First, I want to address something that many people, including those in the industry, seem to be confused about. You do not need a torque wrench to install the Garmin Vector 2 pedals. The Vector 1 did require a torque wrench, but the Vector 2 does not. There is a published spec for torque, but if you watch their install videos, they explain that in order for the power to be accurate, you just need to make sure the pedals are tight enough. If you need to adjust crank length regularly, and you don’t have an up to date iOS device or Garmin computer, then choose the Vector 2. Garmin provides an ANT USB key, and they have a utility that will communicate with the pedals to allow changing of the crank length and updating of the firmware.
Otherwise, you have to decide which product works better for you based on a few key details. You might not need a torque wrench, but you do have to remove the pedal pods and use a pedal wrench to install the Garmin Vector 2. Small detail, but it’s a surprisingly annoying necessity to have to deal with the pods and use a pedal wrench.
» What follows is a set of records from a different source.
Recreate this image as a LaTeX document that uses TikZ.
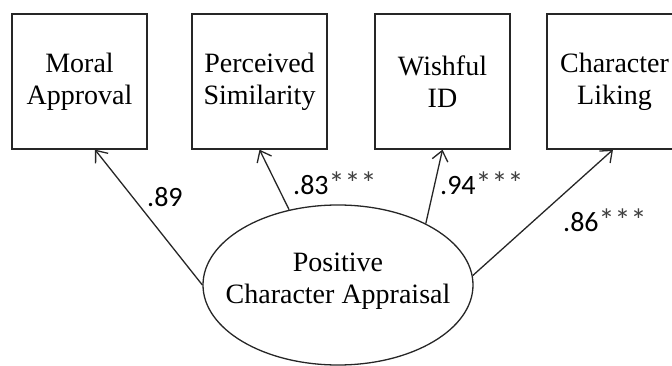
\documentclass[tikz,border=0pt]{standalone}
\usepackage{fontspec}
\setmainfont{Liberation Serif}
\newfontfamily\coeffont{Carlito}
\usetikzlibrary{shapes.geometric,arrows.meta}
% significance stars, set a little larger than the digits
\newcommand{\sigstars}{{\fontsize{32}{32}\selectfont\color{black!75}***}}
\begin{document}
\begin{tikzpicture}[x=1pt,y=-1pt,
  indicator/.style={draw=black!85, line width=1.3pt, minimum width=135pt,
    minimum height=135pt, inner sep=0pt, align=center,
    font=\fontsize{28}{32}\selectfont},
  factor/.style={draw=black!85, ellipse, line width=1.3pt, minimum width=270pt,
    minimum height=160pt, inner sep=0pt},
  factortext/.style={align=center, inner sep=0pt,
    font=\fontsize{28}{32}\selectfont},
  loading/.style={draw=black!85, line width=1.3pt,
    -{Straight Barb[length=10pt,width=16pt,line width=1.3pt]}},
  coef/.style={anchor=base west, inner sep=0pt,
    font=\coeffont\fontsize{28}{32}\selectfont}]
\useasboundingbox (0,0) rectangle (672,366);

% observed indicators
\node[indicator] (moral) at (79.5,81.5) {Moral\\Approval};
\node[indicator] (simil) at (259.5,81.5) {Perceived\\Similarity};
\node[indicator] (wish)  at (442.5,81.5) {Wishful\\ID};
\node[indicator] (liking) at (614.5,81.5) {Character\\Liking};

% latent factor
\node[factor] (pca) at (338,285) {};
\node[factortext] (pcatext) at (338,281) {Positive\\Character Appraisal};

% loadings
\draw[loading] (pca.west) -- ([xshift=15.5pt]moral.south);
\draw[loading] (pca.123.7) -- (simil.south);
\draw[loading] (pca.35.5) -- (wish.south);
\draw[loading] (pca.4.2) -- ([xshift=-1.5pt]liking.south);

% coefficients
\node[coef] (c1) at (147,207) {.89};
\node[coef] (c2) at (293,195) {.83\sigstars};
\node[coef] (c3) at (440,195) {.94\sigstars};
\node[coef] (c4) at (563,232) {.86\sigstars};
\end{tikzpicture}
\end{document}
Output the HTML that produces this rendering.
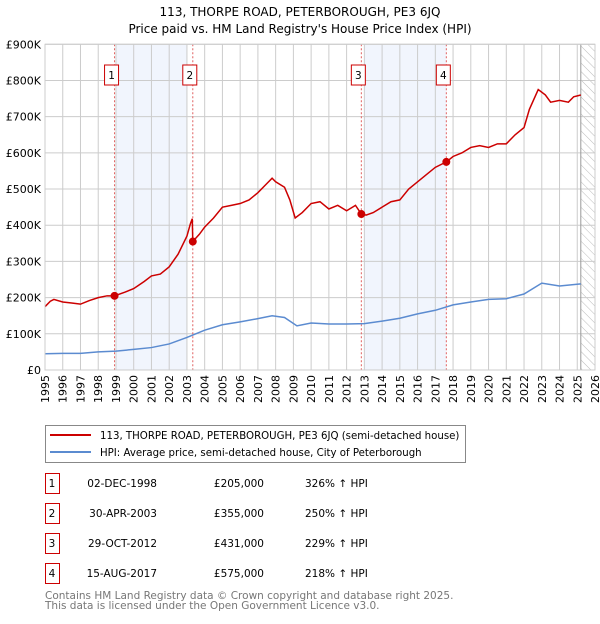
<!DOCTYPE html>
<html><head><meta charset="utf-8">
<style>
body{margin:0;background:#fff;font-family:"DejaVu Sans","Liberation Sans",sans-serif;}
svg text{font-family:"DejaVu Sans","Liberation Sans",sans-serif;}
</style></head>
<body>
<svg width="600" height="620" viewBox="0 0 600 620">
<defs>
<pattern id="hatch" width="6" height="6" patternUnits="userSpaceOnUse" patternTransform="rotate(-45)">
<line x1="0" y1="0" x2="0" y2="6" stroke="#bbb" stroke-width="1"/>
</pattern>
</defs>
<text x="300" y="16" text-anchor="middle" font-size="12">113, THORPE ROAD, PETERBOROUGH, PE3 6JQ</text>
<text x="300" y="33" text-anchor="middle" font-size="12">Price paid vs. HM Land Registry's House Price Index (HPI)</text>
<g id="plot"></g>
<g>
<rect x="45.5" y="425.5" width="420" height="37" fill="#fff" stroke="#888"/>
<line x1="50" y1="435" x2="91" y2="435" stroke="#cc0000" stroke-width="2"/>
<text x="100" y="439" font-size="10.2">113, THORPE ROAD, PETERBOROUGH, PE3 6JQ (semi-detached house)</text>
<line x1="50" y1="452" x2="91" y2="452" stroke="#5b8bd0" stroke-width="2"/>
<text x="100" y="456" font-size="10.2">HPI: Average price, semi-detached house, City of Peterborough</text>
</g>
<g id="table" font-size="10.5"></g>
<text x="45" y="599" font-size="10.5" fill="#777">Contains HM Land Registry data © Crown copyright and database right 2025.</text>
<text x="45" y="609" font-size="10.5" fill="#777">This data is licensed under the Open Government Licence v3.0.</text>
</svg>
<script>
const redYears=[1995.0,1995.3,1995.5,1996,1996.5,1997,1997.5,1998,1998.5,1998.92,1999.5,2000,2000.3,2000.6,2001,2001.5,2002,2002.5,2003.0,2003.2,2003.3,2003.33,2003.7,2004,2004.5,2005,2005.5,2006,2006.5,2007,2007.5,2007.8,2008,2008.5,2008.8,2009.1,2009.5,2010,2010.5,2011,2011.5,2012,2012.5,2012.83,2013.1,2013.5,2014,2014.5,2015,2015.5,2016,2016.5,2017,2017.62,2018,2018.5,2019,2019.5,2020,2020.5,2021,2021.5,2022,2022.3,2022.8,2023.2,2023.5,2024,2024.5,2024.8,2025.2];
const redValues=[175,190,195,188,185,182,192,200,205,205,215,225,235,245,260,265,285,320,370,405,418,355,375,395,420,450,455,460,470,490,515,530,520,505,470,420,435,460,465,445,455,440,455,431,428,435,450,465,470,500,520,540,560,575,590,600,615,620,615,625,625,650,670,720,775,760,740,745,740,755,760];
const hpiYears=[1995,1996,1997,1998,1999,2000,2001,2002,2003,2003.5,2004,2005,2006,2007,2007.8,2008.5,2009.2,2010,2011,2012,2013,2014,2015,2016,2017,2018,2019,2020,2021,2022,2023,2024,2025.2];
const hpiValues=[45,46,46,50,52,57,62,72,90,100,110,125,133,142,150,145,122,130,127,127,128,135,143,155,165,180,188,195,197,210,240,232,238];
const saleLabels=["1","2","3","4"];
const saleYears=[1998.92,2003.33,2012.83,2017.62];
const saleValues=[205,355,431,575];
const saleDates=["02-DEC-1998","30-APR-2003","29-OCT-2012","15-AUG-2017"];
const salePrices=["£205,000","£355,000","£431,000","£575,000"];
const saleHpi=["326% ↑ HPI","250% ↑ HPI","229% ↑ HPI","218% ↑ HPI"];
const yTicks=[0,100,200,300,400,500,600,700,800,900];
const yTickLabels=["£0","£100K","£200K","£300K","£400K","£500K","£600K","£700K","£800K","£900K"];
const shadeRanges=[[1999.0,2003.0],[2013.0,2017.62]];

const NS="http://www.w3.org/2000/svg";
const X0=45,X1=595,Y0=370,Y1=44.3;
const x=y=>X0+(y-1995)/31*(X1-X0);
const yv=v=>Y0-v/900*(Y0-Y1);
function mk(tag,attrs,parent){const e=document.createElementNS(NS,tag);for(const k in attrs)e.setAttribute(k,attrs[k]);parent.appendChild(e);return e;}
const plot=document.getElementById('plot');
shadeRanges.forEach(r=>{const e=mk('rect',{x:x(r[0]),y:Y1,width:x(r[1])-x(r[0]),height:Y0-Y1,fill:'#eef3fc',opacity:0.8},plot);

});
const h=mk('rect',{x:x(2025.2),y:Y1,width:X1-x(2025.2),height:Y0-Y1,fill:'url(#hatch)'},plot);


for(let yr=1995;yr<=2026;yr++){const e=mk('line',{x1:x(yr),x2:x(yr),y1:Y1,y2:Y0,stroke:'#ccc','stroke-width':1},plot);


const t=mk('text',{x:0,y:0,'font-size':11,'text-anchor':'end',transform:`translate(${x(yr)+4},${Y0+5}) rotate(-90)`},plot);t.textContent=yr;

}
yTicks.forEach((v,i)=>{const e=mk('line',{x1:X0,x2:X1,y1:yv(v),y2:yv(v),stroke:'#ccc','stroke-width':1},plot);


const t=mk('text',{x:X0-4,y:yv(v)+4,'font-size':11,'text-anchor':'end'},plot);t.textContent=yTickLabels[i];

});
const vl=mk('line',{x1:x(2025.2),x2:x(2025.2),y1:Y1,y2:Y0,stroke:'#999','stroke-width':1},plot);


saleYears.forEach((s,i)=>{const e=mk('line',{x1:x(s),x2:x(s),y1:Y1,y2:Y0,stroke:'#e06060','stroke-width':1,'stroke-dasharray':'2,2'},plot);


const b=mk('rect',{x:x(s)-10,y:65,width:14,height:20,fill:'#fff',stroke:'#cc0000'},plot);


const t=mk('text',{x:x(s)-3,y:79,'font-size':10.5,'text-anchor':'middle'},plot);t.textContent=saleLabels[i];

});
const hp=mk('polyline',{points:hpiYears.map((a,i)=>x(a)+','+yv(hpiValues[i])).join(' '),fill:'none',stroke:'#5b8bd0','stroke-width':1.5},plot);


const rp=mk('polyline',{points:redYears.map((a,i)=>x(a)+','+yv(redValues[i])).join(' '),fill:'none',stroke:'#cc0000','stroke-width':1.5},plot);


saleYears.forEach((s,i)=>{const c=mk('circle',{cx:x(s),cy:yv(saleValues[i]),r:4,fill:'#cc0000'},plot);

});
const ax=mk('rect',{x:X0,y:Y1,width:X1-X0,height:Y0-Y1,fill:'none',stroke:'#ccc'},plot);


const tb=document.getElementById('table');
saleLabels.forEach((l,i)=>{const cy=483+i*30;
const b=mk('rect',{x:45.5,y:cy-9.5,width:14,height:20,fill:'#fff',stroke:'#cc0000'},tb);


const vals=[[l,52,'middle'],[saleDates[i],157,'end'],[salePrices[i],264,'end'],[saleHpi[i],305,'start']];
vals.forEach(v=>{const t=mk('text',{x:v[1],y:cy+4,'text-anchor':v[2]},tb);t.textContent=v[0];

});});
</script>
</body></html>
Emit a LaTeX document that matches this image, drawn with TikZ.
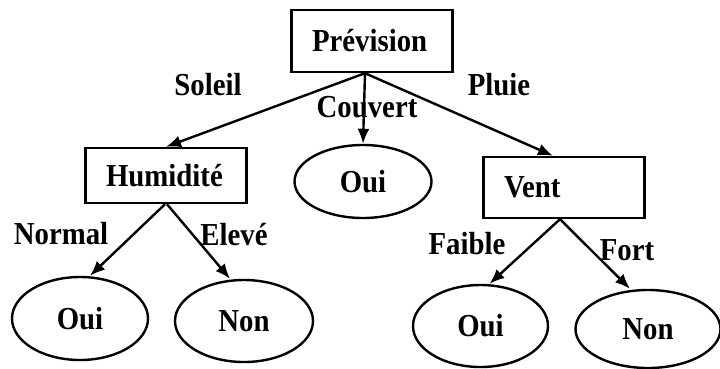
\documentclass[tikz,border=0pt]{standalone}
\usepackage{fontspec}
\setmainfont[FakeStretch=0.9]{Liberation Serif}
\usetikzlibrary{shapes.geometric,arrows.meta}

\begin{document}
\begin{tikzpicture}[x=1pt, y=-1pt, line width=2.4pt,
  every node/.style={font=\fontsize{32}{34}\selectfont\bfseries},
  box/.style={rectangle, draw, text width=120pt, align=left, inner xsep=20.5pt, inner ysep=0pt, minimum height=60pt},
  leaf/.style={ellipse, draw, inner sep=0pt, minimum width=137pt, minimum height=82pt},
  arr/.style={-{Latex[length=15pt,width=12pt]}},
  lbl/.style={inner sep=0pt}]
\useasboundingbox (0,0) rectangle (720,368);

% Decision nodes
\node[box, minimum height=62pt] (prev) at (372,41) {Prévision};
\node[box, minimum height=55pt] (hum) at (166,175.5) {Humidité};
\node[box, minimum height=61pt] (vent) at (564,187.5) {Vent};

% Leaves
\node[leaf, minimum height=73pt] (couv) at (363,181.5) {Oui};
\node[leaf, minimum width=136pt, minimum height=83pt] (houi) at (80,318.5) {Oui};
\node[leaf, minimum width=138pt] (hnon) at (244,321) {Non};
\node[leaf, minimum width=135pt] (voui) at (480.5,326) {Oui};
\node[leaf, minimum width=145pt, minimum height=78pt] (vnon) at (648,329) {Non};

% Branches
\draw[arr] ([xshift=-7pt]prev.south) -- (hum.north);
\draw[arr] ([xshift=-7pt]prev.south) -- (couv.north);
\draw[arr] ([xshift=-7pt]prev.south) -- ([xshift=-11pt]vent.north);
\draw[arr] ([xshift=-1pt]hum.south) -- ([xshift=10pt]houi.north);
\draw[arr] ([xshift=1pt]hum.south) -- ([xshift=-14pt]hnon.north);
\draw[arr] ([xshift=-4pt]vent.south) -- ([xshift=9pt]voui.north);
\draw[arr] ([xshift=-4pt]vent.south) -- ([xshift=-18pt]vnon.north);

% Branch labels
\node[lbl] (lsol) at (208,85) {Soleil};
\node[lbl] (lcouv) at (367,107) {Couvert};
\node[lbl] (lplu) at (499,85) {Pluie};
\node[lbl] (lnor) at (61,234) {Normal};
\node[lbl] (lele) at (234,235) {Elevé};
\node[lbl] (lfai) at (467,244) {Faible};
\node[lbl] (lfor) at (627,250) {Fort};
\end{tikzpicture}
\end{document}
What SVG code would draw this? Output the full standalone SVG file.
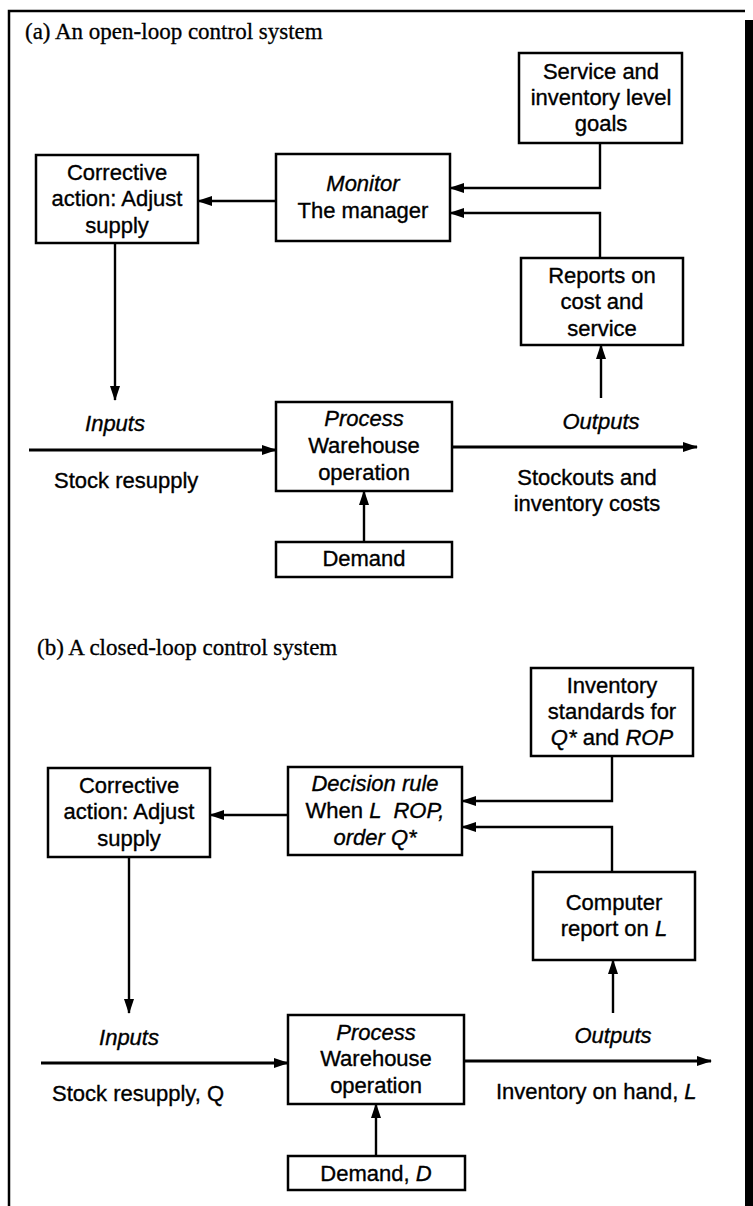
<svg xmlns="http://www.w3.org/2000/svg" width="753" height="1206" viewBox="0 0 753 1206">
<defs>
<marker id="ah" markerUnits="userSpaceOnUse" markerWidth="15" markerHeight="11" refX="14" refY="5.5" orient="auto">
<path d="M0,0.5 L15,5.5 L0,10.5 Z" fill="#000"/>
</marker>
</defs>
<style>
.box{fill:#fff;stroke:#000;stroke-width:2.5}
.c{fill:none;stroke:#000;stroke-width:2.4}
.m{fill:none;stroke:#000;stroke-width:3.2}
.t{font-family:"Liberation Sans",Arial,sans-serif;font-size:22px;fill:#000;stroke:#000;stroke-width:0.35}
.mid{text-anchor:middle}
.i{font-style:italic}
.title{font-family:"Liberation Serif","Times New Roman",serif;font-size:23px;fill:#000;stroke:#000;stroke-width:0.3}
</style>
<rect width="753" height="1206" fill="#fff"/>
<g id="frame">
<path d="M9,1206 L9,11 L745,11" fill="none" stroke="#000" stroke-width="2.5"/>
<rect x="745" y="20" width="8" height="1186" fill="#000"/>
</g>
<text class="title" x="25" y="39">(a) An open-loop control system</text>
<text class="title" x="37" y="655">(b) A closed-loop control system</text>

<g id="connectors">
<!-- part a -->
<path class="c" d="M276,201 L198,201" marker-end="url(#ah)"/>
<path class="c" d="M600,143 L600,188 L450,188" marker-end="url(#ah)"/>
<path class="c" d="M600,258 L600,213 L450,213" marker-end="url(#ah)"/>
<path class="c" d="M115,243 L115,400" marker-end="url(#ah)"/>
<path class="c" d="M601,398 L601,345" marker-end="url(#ah)"/>
<path class="m" d="M29,450 L276,450" marker-end="url(#ah)"/>
<path class="m" d="M452,447 L697,447" marker-end="url(#ah)"/>
<path class="c" d="M364,542 L364,491" marker-end="url(#ah)"/>
<!-- part b -->
<path class="c" d="M288,815 L210,815" marker-end="url(#ah)"/>
<path class="c" d="M612,756 L612,801 L462,801" marker-end="url(#ah)"/>
<path class="c" d="M612,872 L612,827 L462,827" marker-end="url(#ah)"/>
<path class="c" d="M129,857 L129,1013" marker-end="url(#ah)"/>
<path class="c" d="M613,1013 L613,960" marker-end="url(#ah)"/>
<path class="m" d="M41,1063 L288,1063" marker-end="url(#ah)"/>
<path class="m" d="M464,1061 L711,1061" marker-end="url(#ah)"/>
<path class="c" d="M376,1156 L376,1104" marker-end="url(#ah)"/>
</g>

<g id="a-goals">
<rect class="box" x="519" y="53" width="163" height="90"/>
<text class="t mid" x="601" y="79">Service and</text>
<text class="t mid" x="601" y="105">inventory level</text>
<text class="t mid" x="601" y="131">goals</text>
</g>
<g id="a-monitor">
<rect class="box" x="276" y="154" width="174" height="87"/>
<text class="t mid i" x="363" y="191">Monitor</text>
<text class="t mid" x="363" y="218">The manager</text>
</g>
<g id="a-corrective">
<rect class="box" x="36" y="155" width="162" height="88"/>
<text class="t mid" x="117" y="180">Corrective</text>
<text class="t mid" x="117" y="206">action: Adjust</text>
<text class="t mid" x="117" y="233">supply</text>
</g>
<g id="a-reports">
<rect class="box" x="521" y="258" width="162" height="87"/>
<text class="t mid" x="602" y="283">Reports on</text>
<text class="t mid" x="602" y="309">cost and</text>
<text class="t mid" x="602" y="336">service</text>
</g>
<g id="a-process">
<rect class="box" x="276" y="402" width="176" height="89"/>
<text class="t mid i" x="364" y="426">Process</text>
<text class="t mid" x="364" y="453">Warehouse</text>
<text class="t mid" x="364" y="480">operation</text>
</g>
<g id="a-demand">
<rect class="box" x="276" y="542" width="176" height="35"/>
<text class="t mid" x="364" y="566">Demand</text>
</g>
<g id="a-labels">
<text class="t mid i" x="115" y="431">Inputs</text>
<text class="t mid i" x="601" y="429">Outputs</text>
<text class="t" x="54" y="488">Stock resupply</text>
<text class="t mid" x="587" y="485">Stockouts and</text>
<text class="t mid" x="587" y="511">inventory costs</text>
</g>

<g id="b-standards">
<rect class="box" x="531" y="668" width="162" height="88"/>
<text class="t mid" x="612" y="693">Inventory</text>
<text class="t mid" x="612" y="719">standards for</text>
<text class="t mid" x="612" y="745"><tspan class="i">Q*</tspan> and <tspan class="i">ROP</tspan></text>
</g>
<g id="b-decision">
<rect class="box" x="288" y="767" width="174" height="88"/>
<text class="t mid i" x="375" y="791">Decision rule</text>
<text class="t mid" x="375" y="818">When <tspan class="i">L</tspan><tspan class="i" dx="12">ROP,</tspan></text>
<text class="t mid i" x="375" y="845">order Q*</text>
</g>
<g id="b-corrective">
<rect class="box" x="48" y="768" width="162" height="89"/>
<text class="t mid" x="129" y="793">Corrective</text>
<text class="t mid" x="129" y="819">action: Adjust</text>
<text class="t mid" x="129" y="846">supply</text>
</g>
<g id="b-computer">
<rect class="box" x="533" y="872" width="162" height="88"/>
<text class="t mid" x="614" y="910">Computer</text>
<text class="t mid" x="614" y="936">report on <tspan class="i">L</tspan></text>
</g>
<g id="b-process">
<rect class="box" x="288" y="1015" width="176" height="89"/>
<text class="t mid i" x="376" y="1040">Process</text>
<text class="t mid" x="376" y="1066">Warehouse</text>
<text class="t mid" x="376" y="1093">operation</text>
</g>
<g id="b-demand">
<rect class="box" x="288" y="1156" width="177" height="34"/>
<text class="t mid" x="376" y="1181">Demand, <tspan class="i">D</tspan></text>
</g>
<g id="b-labels">
<text class="t mid i" x="129" y="1045">Inputs</text>
<text class="t mid i" x="613" y="1043">Outputs</text>
<text class="t" x="52" y="1101">Stock resupply, Q</text>
<text class="t" x="496" y="1099">Inventory on hand, <tspan class="i">L</tspan></text>
</g>
</svg>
The other two things you’ll want to consider when looking at the Garmin vs the Powertap are that the Powertap pedals broadcast both bluetooth and ANT+, while the Garmin only supports ANT+, and that the Garmin has a weight limit of 200 lbs.
The weight limit is easy. If this affects you then the Garmin pedals are not going to work. I know some very fast people who would be affected by this. The dual radio transmission is a little less obvious, but let me provide a real world example. In many situations ANT+ is actually better. The fact that it can be received by multiple clients means that your ANT+ device can connect to both your computer, with an ANT+ USB adapter, and your headunit at the same time. This is important when you are on a trainer, and that is exactly how I use my power pedals most of the time when riding indoors.
If you use a tablet, or phone, instead of a computer for your screen while on a trainer, you’ll want to have bluetooth available also. Even though I use a computer most of the time, though, I’m about to send mine in for repair and without bluetooth availability, I’ll have to figure out some way to make ANT+ work with a mobile device. Another real world use for dual transmission is as a backup. When I’m riding outside, I connect to my head unit, which supports ANT+. But if my head unit runs out of battery for some reason, I have in the past switched to my phone to record the rest of my ride. Without bluetooth transmission, that’s not possible.
The bottom line is that if you have multiple bikes and want to measure power on all of them without issue, then power pedals are probably the best way to handle it. As long as you can deal with the limitations of the Powertap P1 pedals, then their ease of installation, use of a AAA battery instead of a CR2032, no weight limit, and dual band data transmission makes them the best choice out there. The Powertap P1 pedals will run you $1199 which is a $200 premium over the Garmin Vector 2 pedals, but that little bit of extra money buys you a better experience, with the caveat that they will not work for everyone in every situation.